EXERCISE »
The data below needs to be returned exactly, line for line.

>> BEGIN INFORMATION PROVIDED

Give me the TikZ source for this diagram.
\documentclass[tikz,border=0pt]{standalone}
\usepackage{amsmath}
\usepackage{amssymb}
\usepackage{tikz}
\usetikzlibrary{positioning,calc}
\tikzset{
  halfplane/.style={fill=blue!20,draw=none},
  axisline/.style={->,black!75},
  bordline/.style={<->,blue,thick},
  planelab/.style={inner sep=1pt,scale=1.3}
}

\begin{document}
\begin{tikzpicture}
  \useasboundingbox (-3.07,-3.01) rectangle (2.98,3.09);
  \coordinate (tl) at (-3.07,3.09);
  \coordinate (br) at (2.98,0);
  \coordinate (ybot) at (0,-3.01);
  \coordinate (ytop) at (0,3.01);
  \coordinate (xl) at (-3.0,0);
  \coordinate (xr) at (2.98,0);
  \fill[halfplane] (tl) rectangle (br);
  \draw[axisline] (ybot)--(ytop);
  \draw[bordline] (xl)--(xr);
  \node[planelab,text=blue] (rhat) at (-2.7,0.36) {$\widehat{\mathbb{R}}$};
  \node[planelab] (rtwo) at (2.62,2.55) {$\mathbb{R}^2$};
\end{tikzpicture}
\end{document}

>> END INFORMATION PROVIDED

COMPLETE OUTPUT »
Give me the TikZ source for this diagram.
\documentclass[tikz,border=0pt]{standalone}
\usepackage{amsmath}
\usepackage{amssymb}
\usepackage{tikz}
\usetikzlibrary{positioning,calc}
\tikzset{
  halfplane/.style={fill=blue!20,draw=none},
  axisline/.style={->,black!75},
  bordline/.style={<->,blue,thick},
  planelab/.style={inner sep=1pt,scale=1.3}
}

\begin{document}
\begin{tikzpicture}
  \useasboundingbox (-3.07,-3.01) rectangle (2.98,3.09);
  \coordinate (tl) at (-3.07,3.09);
  \coordinate (br) at (2.98,0);
  \coordinate (ybot) at (0,-3.01);
  \coordinate (ytop) at (0,3.01);
  \coordinate (xl) at (-3.0,0);
  \coordinate (xr) at (2.98,0);
  \fill[halfplane] (tl) rectangle (br);
  \draw[axisline] (ybot)--(ytop);
  \draw[bordline] (xl)--(xr);
  \node[planelab,text=blue] (rhat) at (-2.7,0.36) {$\widehat{\mathbb{R}}$};
  \node[planelab] (rtwo) at (2.62,2.55) {$\mathbb{R}^2$};
\end{tikzpicture}
\end{document}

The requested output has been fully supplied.